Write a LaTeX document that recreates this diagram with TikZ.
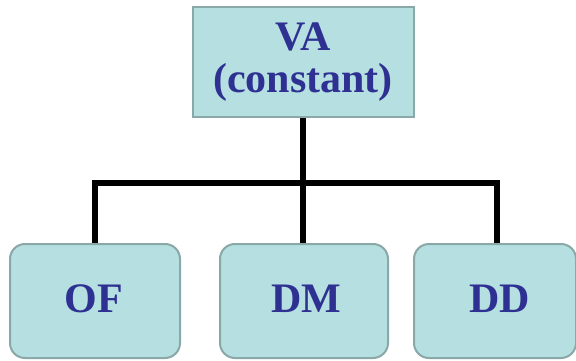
\documentclass[tikz,border=0pt]{standalone}
\usepackage{fontspec}
\setmainfont{Liberation Serif}
\definecolor{boxfill}{HTML}{B5DFE1}
\definecolor{boxline}{HTML}{8AA8A8}
\definecolor{txtblue}{HTML}{2E3192}
\tikzset{
  labfont/.style={text=txtblue, font=\bfseries\fontsize{42}{42}\selectfont},
  topbox/.style={draw=boxline, fill=boxfill, line width=2pt, minimum width=221pt, minimum height=110pt, inner sep=0pt, align=center, labfont},
  leafbox/.style={draw=boxline, fill=boxfill, line width=2pt, rounded corners=15pt, minimum height=114pt, inner sep=0pt},
  conn/.style={line width=6pt, black, line join=miter}
}
\begin{document}
\begin{tikzpicture}[x=1pt,y=1pt]
\useasboundingbox (0,0) rectangle (576,360);
\fill[white] (0,0) rectangle (576,360);
\node[topbox] (va) at (303,298) {VA\\(constant)};
\node[leafbox, minimum width=170pt, anchor=north] (of) at (95,117) {};
\node[leafbox, minimum width=168pt, anchor=north] (dm) at (304,117) {};
\node[leafbox, minimum width=162pt, anchor=north] (dd) at (495,117) {};
\coordinate (hl) at (95,177);
\coordinate (hr) at (497,177);
\draw[conn] (of.north) -- (of.north |- hl) -- (hr) -- (hr |- dd.north);
\draw[conn] (va.south) -- (va.south |- dm.north);
\node[labfont, anchor=base] (oflab) at (94,48) {OF};
\node[labfont, anchor=base] (dmlab) at (306,48) {DM};
\node[labfont, anchor=base] (ddlab) at (500,48) {DD};
\end{tikzpicture}
\end{document}
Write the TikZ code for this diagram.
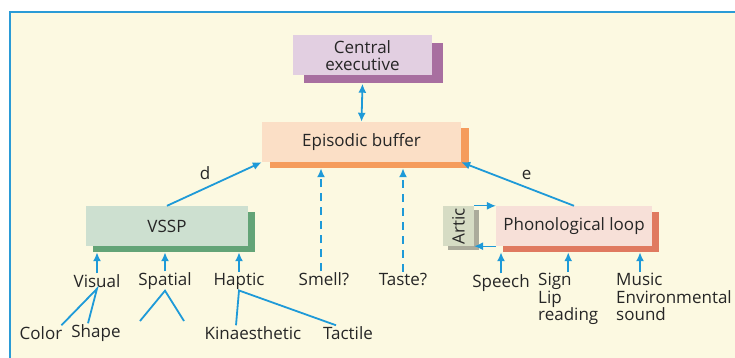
\documentclass[tikz,border=0pt]{standalone}
\usepackage{fontspec}
\setmainfont{Open Sans}
\usetikzlibrary{arrows.meta,calc,shadows}
\definecolor{PaperYellow}{RGB}{252,249,225}
\definecolor{FrameBlue}{RGB}{42,155,214}
\definecolor{ArrowBlue}{RGB}{30,154,216}
\definecolor{InkGray}{RGB}{38,38,38}
\definecolor{ExecLight}{RGB}{226,207,225}
\definecolor{ExecDark}{RGB}{168,111,160}
\definecolor{BufLight}{RGB}{251,223,198}
\definecolor{BufDark}{RGB}{245,156,92}
\definecolor{VsspLight}{RGB}{205,224,208}
\definecolor{VsspDark}{RGB}{99,164,119}
\definecolor{PhonLight}{RGB}{247,224,216}
\definecolor{PhonDark}{RGB}{224,122,96}
\definecolor{ArticLight}{RGB}{214,220,196}
\definecolor{ArticDark}{RGB}{171,171,155}

\begin{document}
\begin{tikzpicture}[x=1pt,y=-1pt,>={Latex[length=9pt,width=8pt]},
    every node/.style={text=InkGray,font=\fontsize{17}{17.5}\selectfont},
    membox/.style={minimum height=40pt,inner sep=0pt,align=center},
    link/.style={ArrowBlue,line width=1.8pt},
    maybe/.style={link,dash pattern=on 8pt off 6pt},
    word/.style={inner sep=1pt}]
  \useasboundingbox (0,0) rectangle (735,358);
  \fill[PaperYellow] (10,12) rectangle (760,380);
  \draw[FrameBlue,line width=2.5pt] (10,12) rectangle (760,380);
  % stores
  \node[membox,minimum width=139pt,fill=ExecLight,
    drop shadow={shadow xshift=11pt,shadow yshift=-8pt,fill=ExecDark,opacity=1}]
    (Cexec) at (362.5,55.5) {Central\\executive};
  \node[membox,minimum width=199pt,fill=BufLight,
    drop shadow={shadow xshift=8pt,shadow yshift=-6pt,fill=BufDark,opacity=1}]
    (Ebuf) at (361.5,142) {Episodic buffer};
  \node[membox,minimum width=162pt,fill=VsspLight,
    drop shadow={shadow xshift=7pt,shadow yshift=-6pt,fill=VsspDark,opacity=1}]
    (Vssp) at (167,226) {VSSP};
  \node[membox,minimum width=156pt,fill=PhonLight,
    drop shadow={shadow xshift=7pt,shadow yshift=-6pt,fill=PhonDark,opacity=1}]
    (Phon) at (574,226) {Phonological loop};
  \node[membox,minimum width=31pt,fill=ArticLight,
    drop shadow={shadow xshift=5pt,shadow yshift=-4pt,fill=ArticDark,opacity=1}]
    (Artic) at (458.5,226) {\rotatebox{90}{Artic}};
  \coordinate (Ebase) at ([yshift=-6pt]Ebuf.south);
  \coordinate (Vbase) at ([yshift=-6pt]Vssp.south);
  \coordinate (Pbase) at ([yshift=-6pt]Phon.south);
  % inputs
  \node[word] (Visual) at (97,281) {Visual};
  \node[word] (Spatial) at (165,281) {Spatial};
  \node[word] (Haptic) at (239,281) {Haptic};
  \node[word] (Color) at (41,333) {Color};
  \node[word] (Shape) at (96,333) {Shape};
  \node[word] (Kin) at (253,333) {Kinaesthetic};
  \node[word] (Tactile) at (348,333) {Tactile};
  \coordinate (SpA) at (140,321);
  \coordinate (SpB) at (184,321);
  \node[word] (Smell) at (324,279) {Smell?};
  \node[word] (Taste) at (403,279) {Taste?};
  \node[word] (Speech) at (501,283) {Speech};
  \node[word,align=left,anchor=north west] (Sign) at (537,272) {Sign\\Lip\\reading};
  \node[word,align=left,anchor=north west] (Music) at (615,272) {Music\\Environmental\\sound};
  \coordinate (MusicTop) at ([xshift=25pt]Music.north west);
  % links
  \draw[link,<->] ([yshift=-8pt]Cexec.south) -- (Ebuf.north);
  \draw[link,->] (Vssp.north) -- node[pos=0.5,above left=0pt] {d} (Ebuf.south west);
  \draw[link,->] (Phon.north) -- node[pos=0.5,above right=0pt] {e} (Ebuf.south east);
  \draw[maybe,->] ([xshift=-3pt]Smell.north) -- ([xshift=-3pt]Smell.north |- Ebase);
  \draw[maybe,->] (Taste.north) -- (Taste.north |- Ebase);
  \draw[link,line width=1.2pt,->] (Artic.north east) -- (Phon.north west);
  \draw[link,line width=1.2pt,->] (Phon.south west) -- (Artic.south east);
  \foreach \src in {Visual,Spatial,Haptic}
    \draw[link,->] (\src.north) -- (\src.north |- Vbase);
  \draw[link,->] (Speech.north) -- (Speech.north |- Pbase);
  \draw[link,->] (Sign.north) -- (Sign.north |- Pbase);
  \draw[link,->] (MusicTop) -- (MusicTop |- Pbase);
  \draw[link] ([xshift=-2pt]Color.north east) -- (Visual.south) -- ([xshift=-8pt]Shape.north);
  \draw[link] (SpA) -- (Spatial.south) -- (SpB);
  \draw[link] ([xshift=-17pt]Kin.north) -- (Haptic.south) -- ([xshift=-12pt]Tactile.north);
\end{tikzpicture}
\end{document}
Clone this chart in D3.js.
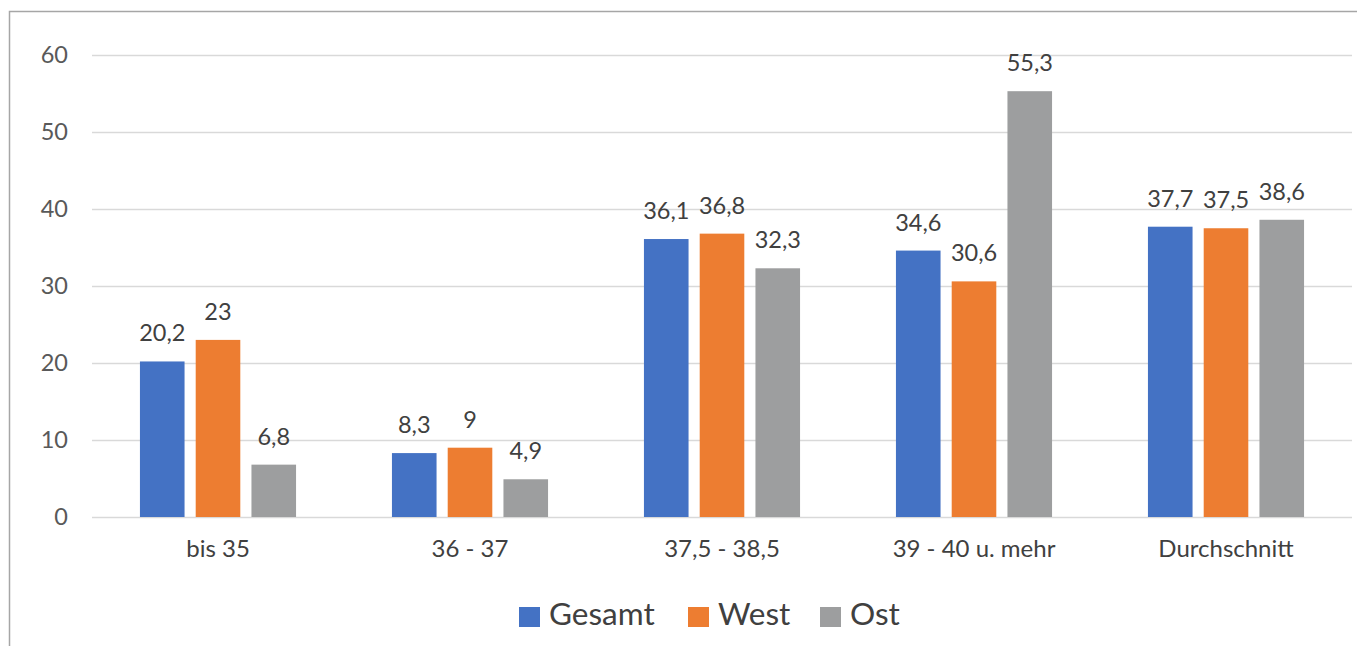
<!DOCTYPE html>
<html>
<head>
<meta charset="utf-8">
<script src="https://cdn.jsdelivr.net/npm/d3@7"></script>
<style>
  html, body { margin: 0; padding: 0; background: #fff; }
  svg { display: block; font-family: Lato, "Open Sans", sans-serif; }
</style>
</head>
<body>
<svg id="chart" width="1357" height="646"></svg>
<script>
// Wochenarbeitszeit nach Stundenklassen (Gesamt / West / Ost)
const categories = ["bis 35", "36 - 37", "37,5 - 38,5", "39 - 40 u. mehr", "Durchschnitt"];
const seriesNames = ["Gesamt", "West", "Ost"];
const gesamt = [20.2, 8.3, 36.1, 34.6, 37.7];
const west   = [23, 9, 36.8, 30.6, 37.5];
const ost    = [6.8, 4.9, 32.3, 55.3, 38.6];
const yTicks = [0, 10, 20, 30, 40, 50, 60];
const colors = ["#4472C4", "#ED7D31", "#9D9E9F"];

const seriesValues = [gesamt, west, ost];
const fmt = v => String(v).replace(".", ",");

const svg = d3.select("#chart");

// outer frame
svg.append("rect")
  .attr("x", 9.5).attr("y", 11.5)
  .attr("width", 1400).attr("height", 700)
  .attr("fill", "none")
  .attr("stroke", "#a6a6a6")
  .attr("stroke-width", 1.5);

const plot = { left: 92, right: 1352, top: 55, bottom: 517 };

const y = d3.scaleLinear().domain([0, 60]).range([plot.bottom, plot.top]);
const x0 = d3.scaleBand().domain(categories).range([plot.left, plot.right]).padding(0);
const x1 = d3.scaleBand().domain(seriesNames).range([0, x0.bandwidth()])
  .paddingInner(0.2).paddingOuter(0.86);

// gridlines + y tick labels
const yAxis = d3.axisLeft(y).tickValues(yTicks)
  .tickSize(-(plot.right - plot.left)).tickPadding(24).tickFormat(d3.format("d"));
const gy = svg.append("g").attr("transform", `translate(${plot.left},0)`).call(yAxis);
gy.select(".domain").remove();
gy.selectAll(".tick line").attr("stroke", "#d9d9d9").attr("stroke-width", 1.5);
gy.selectAll(".tick text")
  .attr("fill", "#595959").attr("font-size", 23.5)
  .attr("font-family", "Lato, sans-serif");

// x category labels
const xAxis = d3.axisBottom(x0).tickSize(0).tickPadding(23);
const gx = svg.append("g").attr("transform", `translate(0,${plot.bottom})`).call(xAxis);
gx.select(".domain").remove();
gx.selectAll(".tick text")
  .attr("fill", "#404040").attr("font-size", 24)
  .attr("font-family", "Lato, sans-serif");

// bars
const rows = categories.map((c, i) => ({
  cat: c,
  vals: seriesNames.map((s, k) => ({ s, k, v: seriesValues[k][i] }))
}));

const groups = svg.append("g").selectAll("g").data(rows).join("g")
  .attr("transform", d => `translate(${x0(d.cat)},0)`);

groups.selectAll("rect").data(d => d.vals).join("rect")
  .attr("x", d => x1(d.s))
  .attr("y", d => y(d.v))
  .attr("width", x1.bandwidth())
  .attr("height", d => y(0) - y(d.v))
  .attr("fill", d => colors[d.k]);

groups.selectAll("text").data(d => d.vals).join("text")
  .attr("x", d => x1(d.s) + x1.bandwidth() / 2)
  .attr("y", d => y(d.v) - 20)
  .attr("text-anchor", "middle")
  .attr("fill", "#404040")
  .attr("font-size", 23.5)
  .text(d => fmt(d.v));

// legend
const legendItems = [
  { name: "Gesamt", x: 519 },
  { name: "West", x: 688 },
  { name: "Ost", x: 820 }
];
const lg = svg.append("g");
legendItems.forEach((it, k) => {
  lg.append("rect")
    .attr("x", it.x).attr("y", 607)
    .attr("width", 21).attr("height", 20)
    .attr("fill", colors[k]);
  lg.append("text")
    .attr("x", it.x + 30).attr("y", 625)
    .attr("fill", "#404040")
    .attr("font-size", 31.5)
    .text(it.name);
});
</script>
</body>
</html>
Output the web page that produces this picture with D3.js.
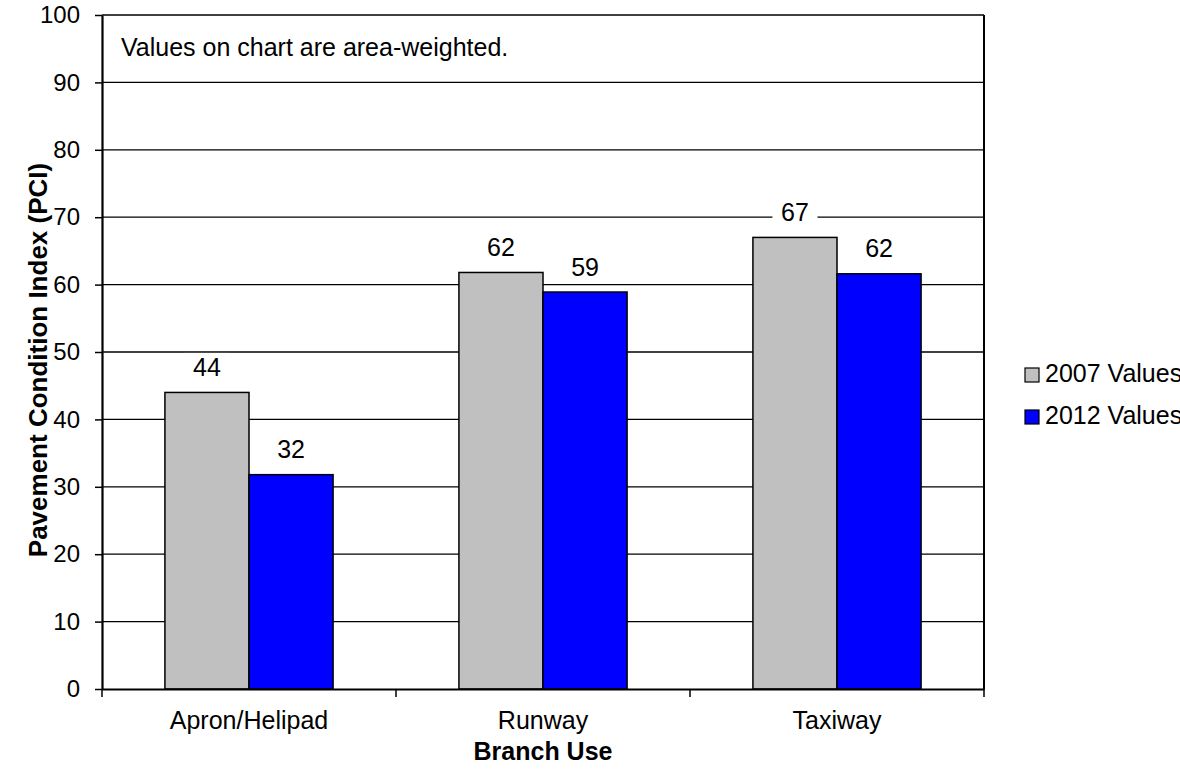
<!DOCTYPE html>
<html>
<head>
<meta charset="utf-8">
<script src="https://cdn.jsdelivr.net/npm/d3@7"></script>
<style>
  html, body { margin: 0; padding: 0; background: #fff; }
  svg { display: block; font-family: Arial, "Liberation Sans", sans-serif; }
</style>
</head>
<body>
<svg id="chart" width="1180" height="769"></svg>
<script>
// Branch use categories and area-weighted PCI per survey year
const categories = ["Apron/Helipad", "Runway", "Taxiway"];
const seriesNames = ["2007 Values", "2012 Values"];
const values2007 = [44.0, 61.8, 67.0];
const values2012 = [31.8, 58.9, 61.6];
const seriesColors = ["#C0C0C0", "#0000FF"];
const yTicks = [0, 10, 20, 30, 40, 50, 60, 70, 80, 90, 100];

const svg = d3.select("#chart");
const plot = { left: 102, right: 984, top: 15, bottom: 689 };

const x = d3.scaleBand()
  .domain(categories)
  .range([plot.left, plot.right])
  .paddingInner(0)
  .paddingOuter(0);

const y = d3.scaleLinear()
  .domain([0, 100])
  .range([plot.bottom, plot.top]);

const groupWidth = x.bandwidth() * 0.572;
const x1 = d3.scaleBand()
  .domain(seriesNames)
  .range([0, groupWidth]);

const rows = categories.map((c, i) => ({
  category: c,
  values: [values2007[i], values2012[i]]
}));

// horizontal gridlines
svg.append("g")
  .selectAll("line")
  .data(yTicks.filter(t => t > 0))
  .join("line")
  .attr("x1", plot.left).attr("x2", plot.right)
  .attr("y1", d => y(d)).attr("y2", d => y(d))
  .attr("stroke", "#000").attr("stroke-width", 1.3);

// right edge of plot area
svg.append("line")
  .attr("x1", plot.right).attr("x2", plot.right)
  .attr("y1", plot.top).attr("y2", plot.bottom)
  .attr("stroke", "#000").attr("stroke-width", 2);

// note inside the plot
svg.append("text")
  .attr("x", 121).attr("y", 55.5)
  .attr("font-size", 25)
  .text("Values on chart are area-weighted.");

// bars
const groups = svg.append("g")
  .selectAll("g")
  .data(rows)
  .join("g")
  .attr("transform", d => `translate(${x(d.category) + (x.bandwidth() - groupWidth) / 2},0)`);

groups.selectAll("rect")
  .data(d => d.values.map((v, i) => ({ v, i })))
  .join("rect")
  .attr("x", d => x1(seriesNames[d.i]))
  .attr("width", x1.bandwidth())
  .attr("y", d => y(d.v))
  .attr("height", d => y(0) - y(d.v))
  .attr("fill", d => seriesColors[d.i])
  .attr("stroke", "#000")
  .attr("stroke-width", 1.5);

// value labels with white backing so gridlines break around them
const fmt = d3.format(".0f");
const labels = groups.selectAll("g.lbl")
  .data(d => d.values.map((v, i) => ({ v, i })))
  .join("g")
  .attr("class", "lbl")
  .attr("transform", d => `translate(${x1(seriesNames[d.i]) + x1.bandwidth() / 2},${y(d.v) - 16.5})`);

labels.append("rect")
  .attr("x", -22.5).attr("width", 45)
  .attr("y", -23).attr("height", 27)
  .attr("fill", "#fff");

labels.append("text")
  .attr("text-anchor", "middle")
  .attr("font-size", 25)
  .text(d => fmt(d.v));

// y axis
const yAxis = svg.append("g")
  .attr("transform", `translate(${plot.left},0)`)
  .call(d3.axisLeft(y).tickValues(yTicks).tickSize(7).tickPadding(15).tickSizeOuter(0));
yAxis.select(".domain").attr("stroke", "#000").attr("stroke-width", 2.2);
yAxis.selectAll(".tick line").attr("stroke", "#000").attr("stroke-width", 1.5);
yAxis.selectAll(".tick text")
  .attr("font-size", 24)
  .attr("font-family", "Arial, 'Liberation Sans', sans-serif")
  .attr("fill", "#000");

// x axis with ticks at category boundaries
const xAxis = svg.append("g")
  .attr("transform", `translate(0,${plot.bottom})`)
  .call(d3.axisBottom(x).tickSize(0).tickPadding(0).tickSizeOuter(0));
xAxis.select(".domain").attr("stroke", "#000").attr("stroke-width", 2.2);
xAxis.selectAll(".tick text")
  .attr("font-size", 25)
  .attr("font-family", "Arial, 'Liberation Sans', sans-serif")
  .attr("fill", "#000")
  .attr("dy", 0)
  .attr("y", 40);

const boundaries = categories.map(c => x(c)).concat([x(categories[categories.length - 1]) + x.bandwidth()]);
svg.append("g")
  .selectAll("line")
  .data(boundaries)
  .join("line")
  .attr("x1", d => d).attr("x2", d => d)
  .attr("y1", plot.bottom).attr("y2", plot.bottom + 8)
  .attr("stroke", "#000").attr("stroke-width", 1.5);

// axis titles
svg.append("text")
  .attr("transform", `translate(47,360) rotate(-90)`)
  .attr("text-anchor", "middle")
  .attr("font-size", 26)
  .attr("font-weight", "bold")
  .text("Pavement Condition Index (PCI)");

svg.append("text")
  .attr("x", (plot.left + plot.right) / 2)
  .attr("y", 760)
  .attr("text-anchor", "middle")
  .attr("font-size", 25)
  .attr("font-weight", "bold")
  .text("Branch Use");

// legend
const legend = svg.append("g")
  .selectAll("g")
  .data(seriesNames)
  .join("g")
  .attr("transform", (d, i) => `translate(1025,${368 + i * 42})`);

legend.append("rect")
  .attr("width", 14).attr("height", 14)
  .attr("fill", (d, i) => seriesColors[i])
  .attr("stroke", "#000").attr("stroke-width", 1.2);

legend.append("text")
  .attr("x", 20).attr("y", 14)
  .attr("font-size", 25)
  .text(d => d);
</script>
</body>
</html>
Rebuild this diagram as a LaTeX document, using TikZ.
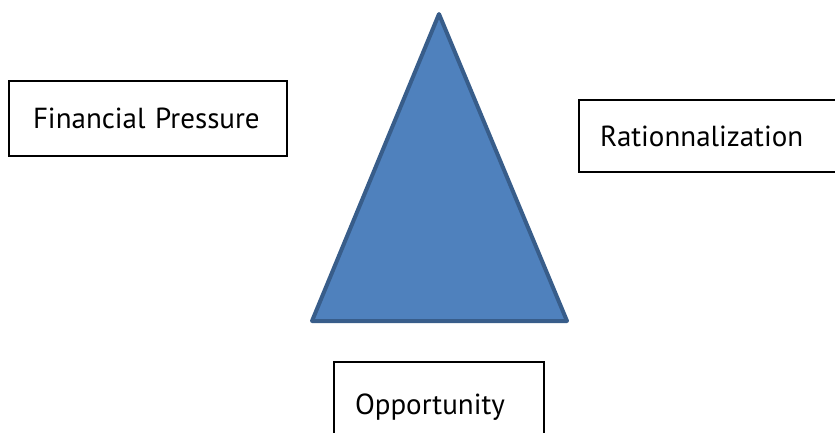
\documentclass[tikz,border=0pt]{standalone}
\usepackage{fontspec}
\setmainfont{PT Sans}
\usetikzlibrary{positioning}

\definecolor{fillblue}{HTML}{4F81BD}
\definecolor{edgeblue}{HTML}{385D8A}

\tikzset{
	factor/.style={draw,line width=1.3pt,rectangle,inner ysep=0pt,align=left,font=\fontsize{29}{34}\selectfont}
}

\begin{document}
\begin{tikzpicture}[x=1pt,y=-1pt]
		\useasboundingbox (0,0) rectangle (835,432);
		\coordinate (top) at (439,14);
		\coordinate (bl) at (312,321);
		\coordinate (br) at (567,321);
		\draw [fill=fillblue,draw=edgeblue,line width=4pt,line join=round] (top) -- (bl) -- (br) -- cycle;
		\node [factor,inner xsep=24pt,text width=230pt,minimum height=75pt] at (148,118.5) (pressure) {Financial Pressure};
		\node [factor,inner xsep=21pt,text width=220pt,minimum height=72pt] at (710,136) (rational) {Rationnalization};
		\node [factor,inner xsep=21pt,text width=168pt,minimum height=90pt] at (439,407) (opport) {Opportunity};
		
	\end{tikzpicture}
\end{document}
====================
== Task requirements ==
Set down exactly, from the line that contains "Rebuild this diagram" through the last line of the data, each line as it stands, and leave the pictures out.

== Written solution ==
Rebuild this diagram as a LaTeX document, using TikZ.
\documentclass[tikz,border=0pt]{standalone}
\usepackage{fontspec}
\setmainfont{PT Sans}
\usetikzlibrary{positioning}

\definecolor{fillblue}{HTML}{4F81BD}
\definecolor{edgeblue}{HTML}{385D8A}

\tikzset{
	factor/.style={draw,line width=1.3pt,rectangle,inner ysep=0pt,align=left,font=\fontsize{29}{34}\selectfont}
}

\begin{document}
\begin{tikzpicture}[x=1pt,y=-1pt]
		\useasboundingbox (0,0) rectangle (835,432);
		\coordinate (top) at (439,14);
		\coordinate (bl) at (312,321);
		\coordinate (br) at (567,321);
		\draw [fill=fillblue,draw=edgeblue,line width=4pt,line join=round] (top) -- (bl) -- (br) -- cycle;
		\node [factor,inner xsep=24pt,text width=230pt,minimum height=75pt] at (148,118.5) (pressure) {Financial Pressure};
		\node [factor,inner xsep=21pt,text width=220pt,minimum height=72pt] at (710,136) (rational) {Rationnalization};
		\node [factor,inner xsep=21pt,text width=168pt,minimum height=90pt] at (439,407) (opport) {Opportunity};
		
	\end{tikzpicture}
\end{document}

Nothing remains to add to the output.